Justice de
paix du canton
de Selongey
Selongey,
21 décembre 1851
Monsieur le Préfet,
Hier et aujourd'hui j'ai vérifié dans chaque commune de mon canton si
toutes les formalités prescrites pour le vote du 20 et 21 avaient été
exactement suivies. Tout s'est passé très régulièrement, les électeurs
se sont empressés de répondre à l'appel et MM. les maires m'ont assuré
qu'une énorme majorité se prononcerait dans le canton en faveur du président.
Je ne connais encore qu'un résultat, celui du chef-lieu du canton mais il
est significatif et nous a tous surpris : sur 433 votants, 38 seulement
ont répondu négativement, et il y a à peine deux ans, le parti de
l'ordre avait la minorité dans cette commune.

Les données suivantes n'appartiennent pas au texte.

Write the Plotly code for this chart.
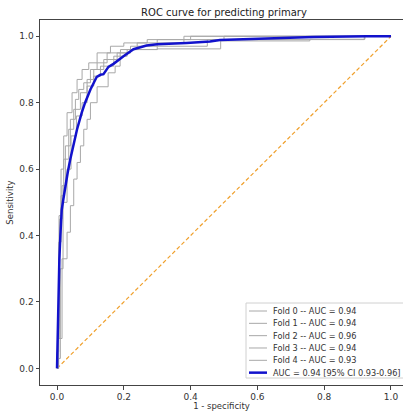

Et cependant, les rouges étaient allé endoctriner depuis quelques jours
la classe des vignerons tellement que d'accord avec l'autorité locale
j'avais cru devoir faire publier une proclamation aux habitants de
Selongey dans laquelle je les engageais à ne pas se laisser égarer :
"Un chef énergique, leur disais-je en terminant, vient de sauver la
France, que les honnêtes gens, les vrais patriotes se rallient à lui et
l'aident à consolider la société si fortement ébranlée, que les
brouillons, les hommes du désordre, les pillards, tous ceux qui sont
perdus d'honneur s'en séparent, et qu'à leur confusion, une acclamation
immense vienne de nouveau saluer le nom de Louis Napoléon
Bonaparte".
Un vieillard de 83 ans, impotent et distant de plus d'un kilomètre de l'hôtel
de ville, est venu par un temps rigoureux, soutenu par un seul bras, déposer
son vote affirmatif ; la nature était à bout, on a dû remporter ce bon
citoyen épuisé par un pareil effort.
Les chefs du parti rouge sont atterrés, l'un
d'entre eux, qui croyait dominer la classe des vignerons ne sait plus que
dire.
Daignez agréer, Monsieur le Préfet l'expression de mon respect et de mon
dévouement.
Le
Juge de paix à Selongey
P. Massard.
Il
ne s'est trouvé aucun bulletin injurieux.